** begin **
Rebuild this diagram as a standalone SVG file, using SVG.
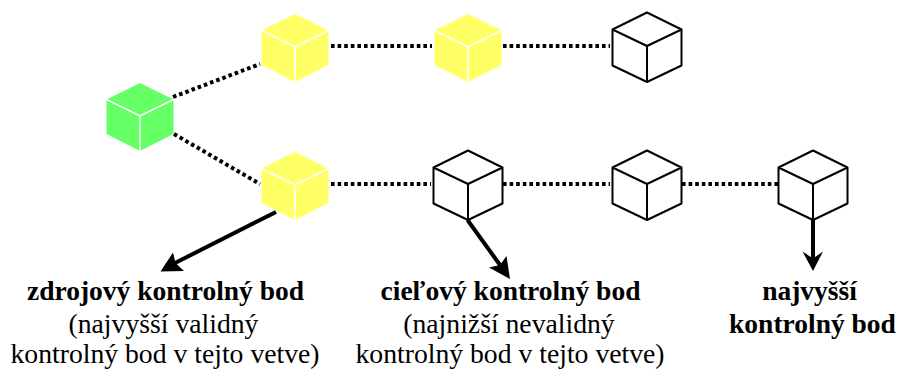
<svg xmlns="http://www.w3.org/2000/svg" width="898" height="369" viewBox="0 0 898 369">
<style>
text{font-family:"Liberation Serif","Times New Roman",serif;font-size:27.500px;fill:#000;text-anchor:middle}
.r{font-size:27.700px}
.b{font-weight:bold}
.dot{fill:none;stroke:#000;stroke-width:4;stroke-dasharray:3.600 3}
.arr{fill:none;stroke:#000;stroke-width:4}
.head{fill:#000;stroke:none}
.edge{fill:none;stroke:#fff;stroke-width:1.500}
.wire{fill:#fff;stroke:#000;stroke-width:2;stroke-linejoin:round}
</style>
<defs>
<g id="solid"><path d="M0 -33L33.500 -16.500V18L0 35L-33.500 18V-16.500Z"/><path class="edge" d="M-33.500 -16.500L0 0L33.500 -16.500M0 0V35"/></g>
<g id="open"><path class="wire" d="M0 -33.500L34.500 -16.500V19.500L0 36L-34.500 19.500V-16.500Z"/><path class="wire" fill="none" d="M-34.500 -16.500L0 0L34.500 -16.500M0 0V36"/></g>
</defs>
<g id="connectors">
<path class="dot" d="M173 97L260 64"/>
<path class="dot" d="M174 134L260 184"/>
<path class="dot" d="M331 46H432"/>
<path class="dot" d="M331 184H431"/>
<path class="dot" d="M503 46H610"/>
<path class="dot" d="M503 184H610"/>
<path class="dot" d="M682 184H778"/>
<path class="arr" d="M276 212L175 263"/>
<path class="head" d="M160.500 271.500L173 252.500L175.500 263L184 271Z"/>
<path class="arr" d="M467.500 220L500 265"/>
<path class="head" d="M510 279L489 267.500L500 265L506.500 256Z"/>
<path class="arr" d="M813 220V259"/>
<path class="head" d="M813 271L802.500 251.500L813 258.500L823 251.500Z"/>
</g>
<g id="node-green" fill="#66ff66"><use href="#solid" x="140" y="116"/></g>
<g id="node-y1" fill="#ffff66"><use href="#solid" x="295" y="47"/></g>
<g id="node-y2" fill="#ffff66"><use href="#solid" x="468" y="47"/></g>
<g id="node-y3" fill="#ffff66"><use href="#solid" x="295" y="185"/></g>
<g id="node-w1"><use href="#open" x="647" y="46"/></g>
<g id="node-w2"><use href="#open" x="468" y="184"/></g>
<g id="node-w3"><use href="#open" x="647" y="184"/></g>
<g id="node-w4"><use href="#open" x="813" y="184"/></g>
<g id="labels">
<text class="b" x="165.500" y="300">zdrojový kontrolný bod</text>
<text class="r" x="163.500" y="333">(najvyšší validný</text>
<text class="r" x="165" y="362.500">kontrolný bod v tejto vetve)</text>
<text class="b" x="510.500" y="300">cieľový kontrolný bod</text>
<text class="r" x="509" y="333">(najnižší nevalidný</text>
<text class="r" x="510" y="362.500">kontrolný bod v tejto vetve)</text>
<text class="b" x="809.500" y="300">najvyšší</text>
<text class="b" x="812.500" y="333">kontrolný bod</text>
</g>
</svg>
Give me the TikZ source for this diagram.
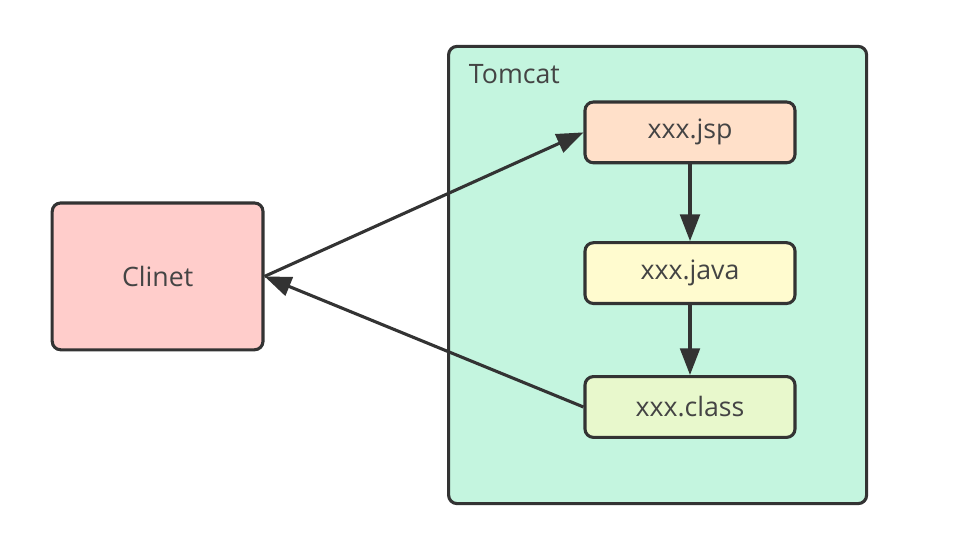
** end **
**Required task:** Make a verbatim copy of all the entries and strip out the pictures.

**Reply:**
Rebuild this diagram as a standalone SVG file, using SVG.
<svg xmlns="http://www.w3.org/2000/svg" width="898" height="369" viewBox="0 0 898 369">
<style>
text{font-family:"Liberation Serif","Times New Roman",serif;font-size:27.500px;fill:#000;text-anchor:middle}
.r{font-size:27.700px}
.b{font-weight:bold}
.dot{fill:none;stroke:#000;stroke-width:4;stroke-dasharray:3.600 3}
.arr{fill:none;stroke:#000;stroke-width:4}
.head{fill:#000;stroke:none}
.edge{fill:none;stroke:#fff;stroke-width:1.500}
.wire{fill:#fff;stroke:#000;stroke-width:2;stroke-linejoin:round}
</style>
<defs>
<g id="solid"><path d="M0 -33L33.500 -16.500V18L0 35L-33.500 18V-16.500Z"/><path class="edge" d="M-33.500 -16.500L0 0L33.500 -16.500M0 0V35"/></g>
<g id="open"><path class="wire" d="M0 -33.500L34.500 -16.500V19.500L0 36L-34.500 19.500V-16.500Z"/><path class="wire" fill="none" d="M-34.500 -16.500L0 0L34.500 -16.500M0 0V36"/></g>
</defs>
<g id="connectors">
<path class="dot" d="M173 97L260 64"/>
<path class="dot" d="M174 134L260 184"/>
<path class="dot" d="M331 46H432"/>
<path class="dot" d="M331 184H431"/>
<path class="dot" d="M503 46H610"/>
<path class="dot" d="M503 184H610"/>
<path class="dot" d="M682 184H778"/>
<path class="arr" d="M276 212L175 263"/>
<path class="head" d="M160.500 271.500L173 252.500L175.500 263L184 271Z"/>
<path class="arr" d="M467.500 220L500 265"/>
<path class="head" d="M510 279L489 267.500L500 265L506.500 256Z"/>
<path class="arr" d="M813 220V259"/>
<path class="head" d="M813 271L802.500 251.500L813 258.500L823 251.500Z"/>
</g>
<g id="node-green" fill="#66ff66"><use href="#solid" x="140" y="116"/></g>
<g id="node-y1" fill="#ffff66"><use href="#solid" x="295" y="47"/></g>
<g id="node-y2" fill="#ffff66"><use href="#solid" x="468" y="47"/></g>
<g id="node-y3" fill="#ffff66"><use href="#solid" x="295" y="185"/></g>
<g id="node-w1"><use href="#open" x="647" y="46"/></g>
<g id="node-w2"><use href="#open" x="468" y="184"/></g>
<g id="node-w3"><use href="#open" x="647" y="184"/></g>
<g id="node-w4"><use href="#open" x="813" y="184"/></g>
<g id="labels">
<text class="b" x="165.500" y="300">zdrojový kontrolný bod</text>
<text class="r" x="163.500" y="333">(najvyšší validný</text>
<text class="r" x="165" y="362.500">kontrolný bod v tejto vetve)</text>
<text class="b" x="510.500" y="300">cieľový kontrolný bod</text>
<text class="r" x="509" y="333">(najnižší nevalidný</text>
<text class="r" x="510" y="362.500">kontrolný bod v tejto vetve)</text>
<text class="b" x="809.500" y="300">najvyšší</text>
<text class="b" x="812.500" y="333">kontrolný bod</text>
</g>
</svg>
Give me the TikZ source for this diagram.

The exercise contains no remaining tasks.